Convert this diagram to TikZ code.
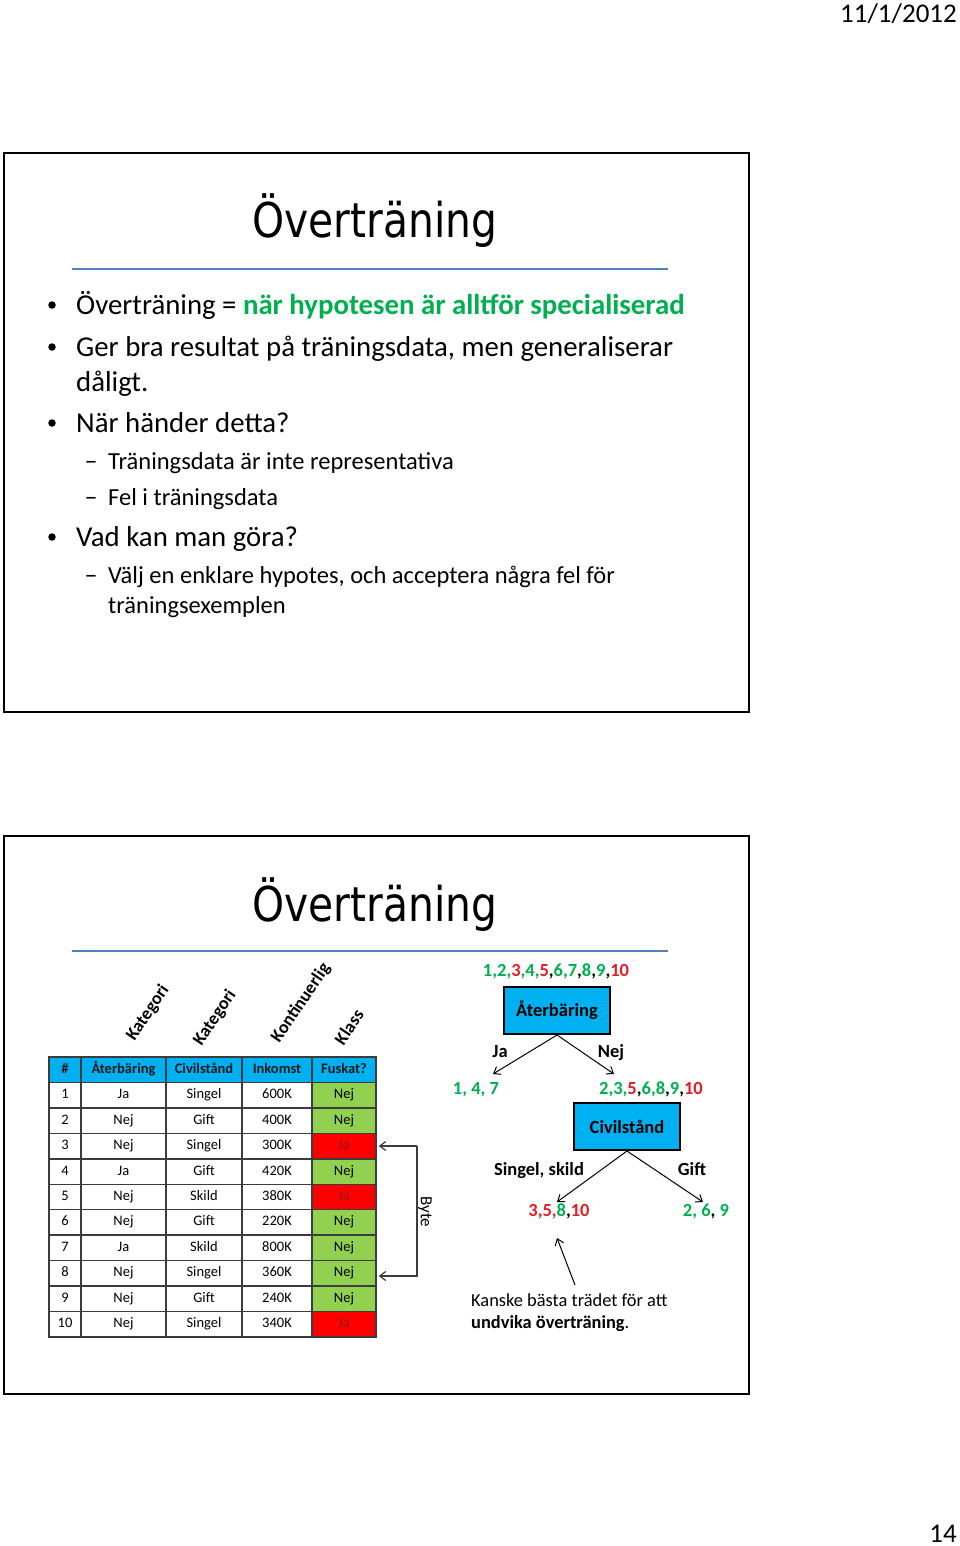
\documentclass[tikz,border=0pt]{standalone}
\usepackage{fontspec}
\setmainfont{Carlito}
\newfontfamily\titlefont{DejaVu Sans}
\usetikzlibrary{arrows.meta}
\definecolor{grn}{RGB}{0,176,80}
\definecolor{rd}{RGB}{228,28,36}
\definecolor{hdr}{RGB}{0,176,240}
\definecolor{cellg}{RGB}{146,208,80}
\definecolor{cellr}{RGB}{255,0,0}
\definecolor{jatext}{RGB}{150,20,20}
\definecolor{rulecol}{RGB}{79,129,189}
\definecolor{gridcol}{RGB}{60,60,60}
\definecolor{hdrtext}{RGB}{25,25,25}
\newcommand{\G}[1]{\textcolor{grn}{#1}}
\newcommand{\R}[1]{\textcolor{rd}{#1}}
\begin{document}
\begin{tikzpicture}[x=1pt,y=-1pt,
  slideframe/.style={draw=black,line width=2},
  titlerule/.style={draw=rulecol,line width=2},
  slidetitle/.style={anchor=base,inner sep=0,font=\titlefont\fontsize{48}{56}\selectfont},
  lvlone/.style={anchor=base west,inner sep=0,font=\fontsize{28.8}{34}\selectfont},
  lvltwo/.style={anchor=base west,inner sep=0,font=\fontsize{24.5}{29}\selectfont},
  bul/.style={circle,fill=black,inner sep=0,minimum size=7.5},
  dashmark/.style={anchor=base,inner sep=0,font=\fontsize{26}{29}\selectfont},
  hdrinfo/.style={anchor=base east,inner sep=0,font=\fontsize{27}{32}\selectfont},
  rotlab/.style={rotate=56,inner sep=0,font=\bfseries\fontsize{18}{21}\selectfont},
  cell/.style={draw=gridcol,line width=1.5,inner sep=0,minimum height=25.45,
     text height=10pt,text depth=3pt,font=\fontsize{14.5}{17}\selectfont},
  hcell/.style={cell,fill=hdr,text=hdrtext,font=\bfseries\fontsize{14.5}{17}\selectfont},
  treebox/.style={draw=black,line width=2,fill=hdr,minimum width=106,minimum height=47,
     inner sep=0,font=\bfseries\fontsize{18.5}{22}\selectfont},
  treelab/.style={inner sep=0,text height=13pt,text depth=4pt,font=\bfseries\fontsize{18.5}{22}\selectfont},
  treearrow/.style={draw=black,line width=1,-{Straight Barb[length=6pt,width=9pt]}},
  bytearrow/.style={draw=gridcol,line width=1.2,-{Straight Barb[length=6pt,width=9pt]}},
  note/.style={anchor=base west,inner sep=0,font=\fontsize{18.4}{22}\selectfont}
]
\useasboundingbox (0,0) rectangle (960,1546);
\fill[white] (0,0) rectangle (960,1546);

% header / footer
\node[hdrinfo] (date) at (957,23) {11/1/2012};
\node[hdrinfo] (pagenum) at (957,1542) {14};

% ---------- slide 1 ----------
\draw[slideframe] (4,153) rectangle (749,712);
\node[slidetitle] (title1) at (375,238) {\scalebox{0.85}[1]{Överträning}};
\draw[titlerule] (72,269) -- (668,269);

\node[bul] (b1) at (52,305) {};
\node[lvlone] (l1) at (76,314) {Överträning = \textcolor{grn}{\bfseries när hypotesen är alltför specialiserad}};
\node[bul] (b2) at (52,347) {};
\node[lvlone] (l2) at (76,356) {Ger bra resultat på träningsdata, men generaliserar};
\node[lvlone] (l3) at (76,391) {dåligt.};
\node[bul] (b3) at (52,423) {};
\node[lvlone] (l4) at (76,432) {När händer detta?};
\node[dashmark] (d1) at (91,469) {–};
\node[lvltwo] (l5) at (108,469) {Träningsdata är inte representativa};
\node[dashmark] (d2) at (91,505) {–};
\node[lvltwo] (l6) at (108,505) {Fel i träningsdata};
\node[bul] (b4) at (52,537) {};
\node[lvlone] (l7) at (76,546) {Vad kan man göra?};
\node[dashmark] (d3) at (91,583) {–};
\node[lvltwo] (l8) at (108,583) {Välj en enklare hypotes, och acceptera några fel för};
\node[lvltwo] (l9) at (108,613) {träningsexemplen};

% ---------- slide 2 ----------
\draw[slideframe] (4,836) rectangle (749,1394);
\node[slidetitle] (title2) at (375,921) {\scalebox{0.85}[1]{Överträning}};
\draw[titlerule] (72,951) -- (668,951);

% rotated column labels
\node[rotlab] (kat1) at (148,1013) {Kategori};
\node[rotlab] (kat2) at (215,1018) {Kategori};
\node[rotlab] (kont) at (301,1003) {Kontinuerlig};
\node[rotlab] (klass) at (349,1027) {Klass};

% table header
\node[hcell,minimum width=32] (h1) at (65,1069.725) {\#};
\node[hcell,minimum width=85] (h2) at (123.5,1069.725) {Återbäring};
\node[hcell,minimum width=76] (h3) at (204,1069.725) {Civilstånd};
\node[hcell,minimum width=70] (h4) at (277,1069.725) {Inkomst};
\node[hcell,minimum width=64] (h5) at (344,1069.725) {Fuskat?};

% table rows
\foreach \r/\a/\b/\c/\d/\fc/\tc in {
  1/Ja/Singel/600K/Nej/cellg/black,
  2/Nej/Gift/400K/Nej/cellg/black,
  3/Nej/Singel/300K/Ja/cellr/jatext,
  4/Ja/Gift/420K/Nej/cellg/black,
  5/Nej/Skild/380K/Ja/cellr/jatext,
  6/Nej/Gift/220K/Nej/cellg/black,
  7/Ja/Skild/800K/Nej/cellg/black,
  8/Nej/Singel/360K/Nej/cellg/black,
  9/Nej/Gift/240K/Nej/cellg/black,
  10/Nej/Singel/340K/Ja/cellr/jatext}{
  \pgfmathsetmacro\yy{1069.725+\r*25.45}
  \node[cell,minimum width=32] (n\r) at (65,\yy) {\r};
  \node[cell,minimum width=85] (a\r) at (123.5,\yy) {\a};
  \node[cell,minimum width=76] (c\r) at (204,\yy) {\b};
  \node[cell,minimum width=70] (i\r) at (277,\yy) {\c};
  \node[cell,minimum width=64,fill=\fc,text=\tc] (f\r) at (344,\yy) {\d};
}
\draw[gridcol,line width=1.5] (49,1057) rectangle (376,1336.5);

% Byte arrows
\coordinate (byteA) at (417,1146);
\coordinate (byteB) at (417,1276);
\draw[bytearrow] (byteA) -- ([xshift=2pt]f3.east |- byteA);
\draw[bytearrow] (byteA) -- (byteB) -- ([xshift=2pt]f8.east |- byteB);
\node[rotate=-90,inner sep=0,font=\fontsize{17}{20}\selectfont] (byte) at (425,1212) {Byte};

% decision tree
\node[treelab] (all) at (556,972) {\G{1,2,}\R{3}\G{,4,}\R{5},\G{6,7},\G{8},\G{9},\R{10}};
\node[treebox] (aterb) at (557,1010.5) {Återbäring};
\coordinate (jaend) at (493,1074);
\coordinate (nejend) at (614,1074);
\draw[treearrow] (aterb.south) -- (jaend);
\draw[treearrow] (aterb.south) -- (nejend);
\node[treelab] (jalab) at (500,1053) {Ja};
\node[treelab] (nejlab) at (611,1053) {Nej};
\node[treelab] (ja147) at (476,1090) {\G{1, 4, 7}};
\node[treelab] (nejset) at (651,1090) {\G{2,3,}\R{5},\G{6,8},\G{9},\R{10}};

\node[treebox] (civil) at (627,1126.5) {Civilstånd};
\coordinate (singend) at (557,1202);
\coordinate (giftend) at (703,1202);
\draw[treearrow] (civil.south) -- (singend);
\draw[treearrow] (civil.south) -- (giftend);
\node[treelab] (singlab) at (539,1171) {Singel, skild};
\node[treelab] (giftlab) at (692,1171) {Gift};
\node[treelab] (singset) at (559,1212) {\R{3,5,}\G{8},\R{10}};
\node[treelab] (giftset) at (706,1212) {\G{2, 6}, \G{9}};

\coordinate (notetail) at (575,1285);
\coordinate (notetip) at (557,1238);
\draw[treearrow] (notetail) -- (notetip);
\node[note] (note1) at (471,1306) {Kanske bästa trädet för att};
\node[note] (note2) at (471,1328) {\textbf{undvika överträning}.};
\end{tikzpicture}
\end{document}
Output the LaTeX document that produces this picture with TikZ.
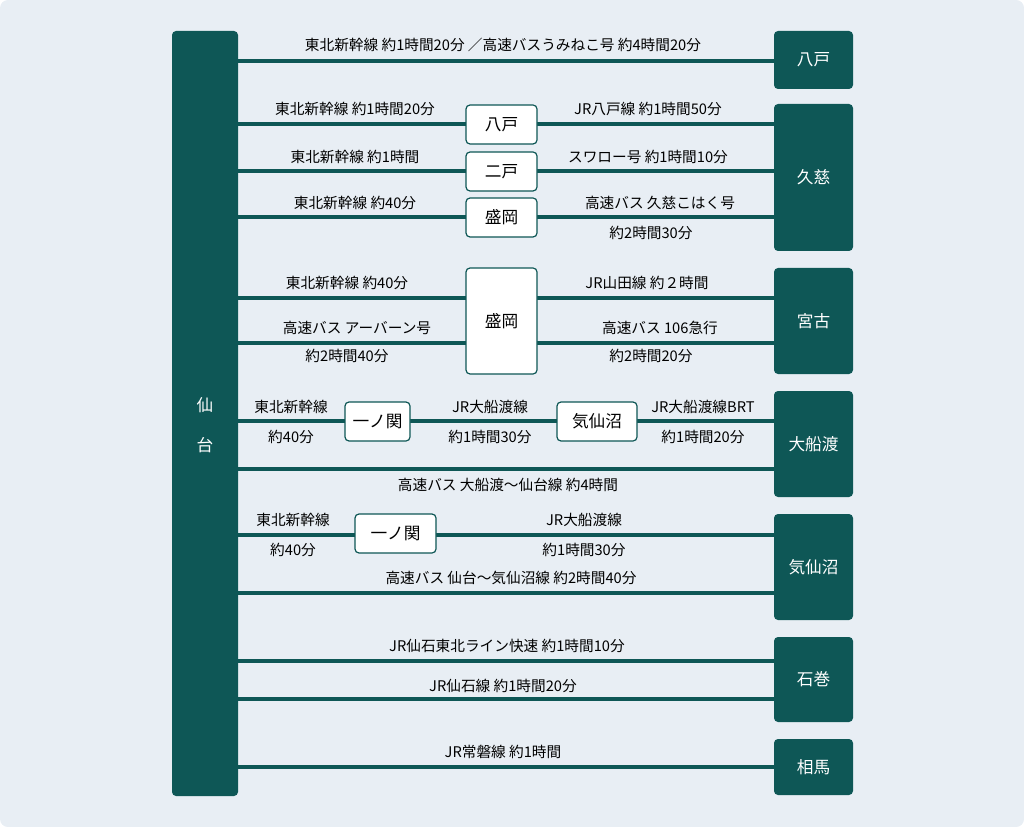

### What you need to do
Pick out all lines from the data above in which the word "this" appears.

### Task answer
Convert this diagram to TikZ code.
Output the LaTeX document that produces this picture with TikZ.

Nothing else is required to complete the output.